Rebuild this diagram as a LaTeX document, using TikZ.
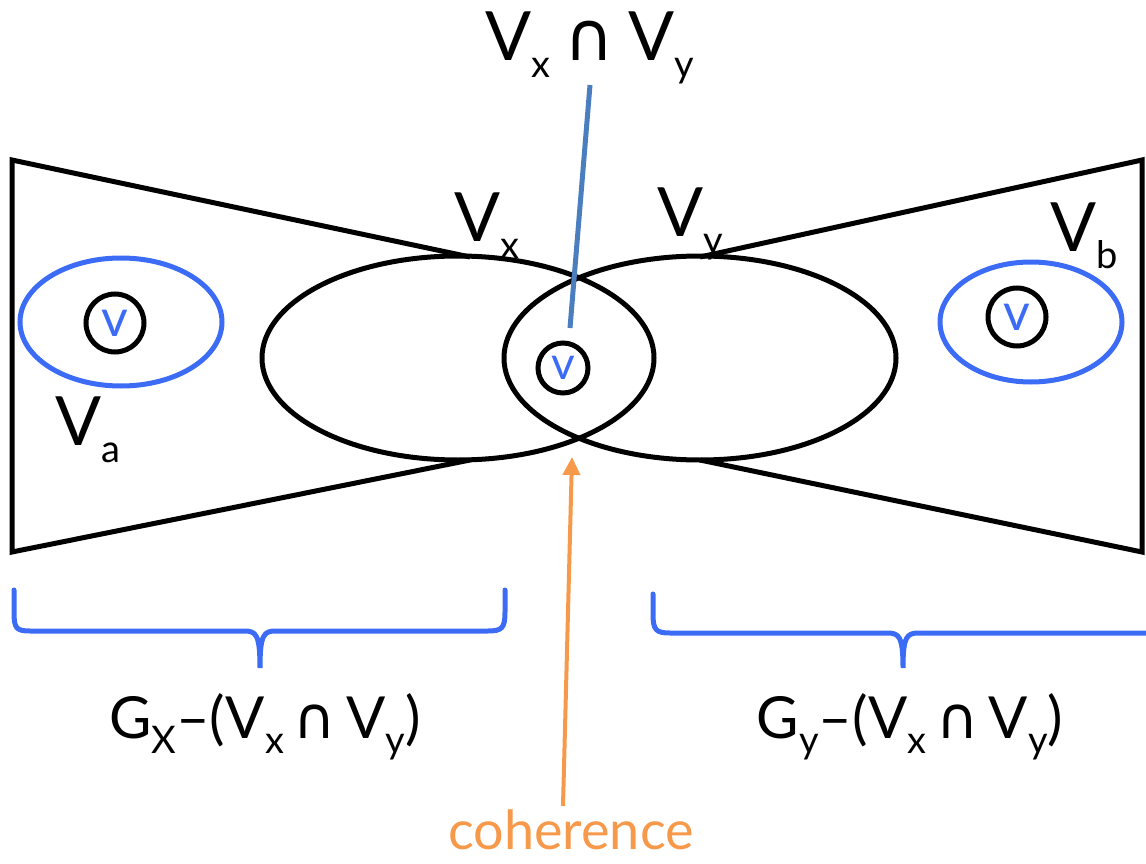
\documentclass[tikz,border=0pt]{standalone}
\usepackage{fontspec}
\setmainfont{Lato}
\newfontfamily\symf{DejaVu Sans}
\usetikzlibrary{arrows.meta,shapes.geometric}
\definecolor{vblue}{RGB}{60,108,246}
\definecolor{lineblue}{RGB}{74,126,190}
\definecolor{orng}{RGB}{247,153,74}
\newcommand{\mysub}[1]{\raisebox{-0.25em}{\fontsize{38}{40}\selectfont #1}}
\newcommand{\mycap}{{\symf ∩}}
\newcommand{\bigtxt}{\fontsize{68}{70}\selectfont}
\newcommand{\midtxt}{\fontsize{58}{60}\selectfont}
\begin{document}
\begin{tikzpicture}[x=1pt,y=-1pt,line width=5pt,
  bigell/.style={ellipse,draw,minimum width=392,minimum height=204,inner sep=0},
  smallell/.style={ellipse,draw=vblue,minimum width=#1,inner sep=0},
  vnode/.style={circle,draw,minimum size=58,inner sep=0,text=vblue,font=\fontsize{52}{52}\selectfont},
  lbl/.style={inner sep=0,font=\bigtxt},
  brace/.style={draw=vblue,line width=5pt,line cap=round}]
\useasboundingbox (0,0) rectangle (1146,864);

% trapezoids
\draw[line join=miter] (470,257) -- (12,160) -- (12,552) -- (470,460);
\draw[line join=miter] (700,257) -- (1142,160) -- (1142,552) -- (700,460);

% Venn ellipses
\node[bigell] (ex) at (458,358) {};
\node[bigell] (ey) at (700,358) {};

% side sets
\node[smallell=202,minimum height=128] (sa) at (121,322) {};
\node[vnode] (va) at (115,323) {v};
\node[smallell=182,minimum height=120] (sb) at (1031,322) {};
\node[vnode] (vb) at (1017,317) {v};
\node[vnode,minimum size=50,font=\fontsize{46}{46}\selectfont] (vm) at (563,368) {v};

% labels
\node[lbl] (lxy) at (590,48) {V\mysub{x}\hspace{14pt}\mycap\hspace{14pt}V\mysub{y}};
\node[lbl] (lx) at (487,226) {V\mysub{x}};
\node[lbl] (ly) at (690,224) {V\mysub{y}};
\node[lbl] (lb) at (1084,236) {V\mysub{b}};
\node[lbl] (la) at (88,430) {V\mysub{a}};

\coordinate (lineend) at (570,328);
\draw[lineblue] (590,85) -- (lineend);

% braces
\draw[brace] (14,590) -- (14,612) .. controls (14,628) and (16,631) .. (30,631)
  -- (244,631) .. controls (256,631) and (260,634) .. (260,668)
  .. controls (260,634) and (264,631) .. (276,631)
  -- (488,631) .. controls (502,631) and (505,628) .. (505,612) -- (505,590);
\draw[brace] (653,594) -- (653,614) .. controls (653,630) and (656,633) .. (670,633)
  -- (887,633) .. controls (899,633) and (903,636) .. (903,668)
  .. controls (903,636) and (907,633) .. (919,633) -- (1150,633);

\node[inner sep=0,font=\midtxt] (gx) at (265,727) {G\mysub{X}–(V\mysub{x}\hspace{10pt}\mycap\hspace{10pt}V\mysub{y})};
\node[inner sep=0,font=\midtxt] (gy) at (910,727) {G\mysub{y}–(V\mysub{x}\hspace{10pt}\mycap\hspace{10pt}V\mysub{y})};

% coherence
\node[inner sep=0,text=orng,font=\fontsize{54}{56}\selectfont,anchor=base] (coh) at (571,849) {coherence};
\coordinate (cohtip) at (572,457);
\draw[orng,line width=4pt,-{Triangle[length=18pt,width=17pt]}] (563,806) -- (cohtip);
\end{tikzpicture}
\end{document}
··········
• THE TASK
Repeat the material exactly as it reads, without any of its pictures.

• SOLUTION TO THE EXERCISE
Rebuild this diagram as a LaTeX document, using TikZ.
\documentclass[tikz,border=0pt]{standalone}
\usepackage{fontspec}
\setmainfont{Lato}
\newfontfamily\symf{DejaVu Sans}
\usetikzlibrary{arrows.meta,shapes.geometric}
\definecolor{vblue}{RGB}{60,108,246}
\definecolor{lineblue}{RGB}{74,126,190}
\definecolor{orng}{RGB}{247,153,74}
\newcommand{\mysub}[1]{\raisebox{-0.25em}{\fontsize{38}{40}\selectfont #1}}
\newcommand{\mycap}{{\symf ∩}}
\newcommand{\bigtxt}{\fontsize{68}{70}\selectfont}
\newcommand{\midtxt}{\fontsize{58}{60}\selectfont}
\begin{document}
\begin{tikzpicture}[x=1pt,y=-1pt,line width=5pt,
  bigell/.style={ellipse,draw,minimum width=392,minimum height=204,inner sep=0},
  smallell/.style={ellipse,draw=vblue,minimum width=#1,inner sep=0},
  vnode/.style={circle,draw,minimum size=58,inner sep=0,text=vblue,font=\fontsize{52}{52}\selectfont},
  lbl/.style={inner sep=0,font=\bigtxt},
  brace/.style={draw=vblue,line width=5pt,line cap=round}]
\useasboundingbox (0,0) rectangle (1146,864);

% trapezoids
\draw[line join=miter] (470,257) -- (12,160) -- (12,552) -- (470,460);
\draw[line join=miter] (700,257) -- (1142,160) -- (1142,552) -- (700,460);

% Venn ellipses
\node[bigell] (ex) at (458,358) {};
\node[bigell] (ey) at (700,358) {};

% side sets
\node[smallell=202,minimum height=128] (sa) at (121,322) {};
\node[vnode] (va) at (115,323) {v};
\node[smallell=182,minimum height=120] (sb) at (1031,322) {};
\node[vnode] (vb) at (1017,317) {v};
\node[vnode,minimum size=50,font=\fontsize{46}{46}\selectfont] (vm) at (563,368) {v};

% labels
\node[lbl] (lxy) at (590,48) {V\mysub{x}\hspace{14pt}\mycap\hspace{14pt}V\mysub{y}};
\node[lbl] (lx) at (487,226) {V\mysub{x}};
\node[lbl] (ly) at (690,224) {V\mysub{y}};
\node[lbl] (lb) at (1084,236) {V\mysub{b}};
\node[lbl] (la) at (88,430) {V\mysub{a}};

\coordinate (lineend) at (570,328);
\draw[lineblue] (590,85) -- (lineend);

% braces
\draw[brace] (14,590) -- (14,612) .. controls (14,628) and (16,631) .. (30,631)
  -- (244,631) .. controls (256,631) and (260,634) .. (260,668)
  .. controls (260,634) and (264,631) .. (276,631)
  -- (488,631) .. controls (502,631) and (505,628) .. (505,612) -- (505,590);
\draw[brace] (653,594) -- (653,614) .. controls (653,630) and (656,633) .. (670,633)
  -- (887,633) .. controls (899,633) and (903,636) .. (903,668)
  .. controls (903,636) and (907,633) .. (919,633) -- (1150,633);

\node[inner sep=0,font=\midtxt] (gx) at (265,727) {G\mysub{X}–(V\mysub{x}\hspace{10pt}\mycap\hspace{10pt}V\mysub{y})};
\node[inner sep=0,font=\midtxt] (gy) at (910,727) {G\mysub{y}–(V\mysub{x}\hspace{10pt}\mycap\hspace{10pt}V\mysub{y})};

% coherence
\node[inner sep=0,text=orng,font=\fontsize{54}{56}\selectfont,anchor=base] (coh) at (571,849) {coherence};
\coordinate (cohtip) at (572,457);
\draw[orng,line width=4pt,-{Triangle[length=18pt,width=17pt]}] (563,806) -- (cohtip);
\end{tikzpicture}
\end{document}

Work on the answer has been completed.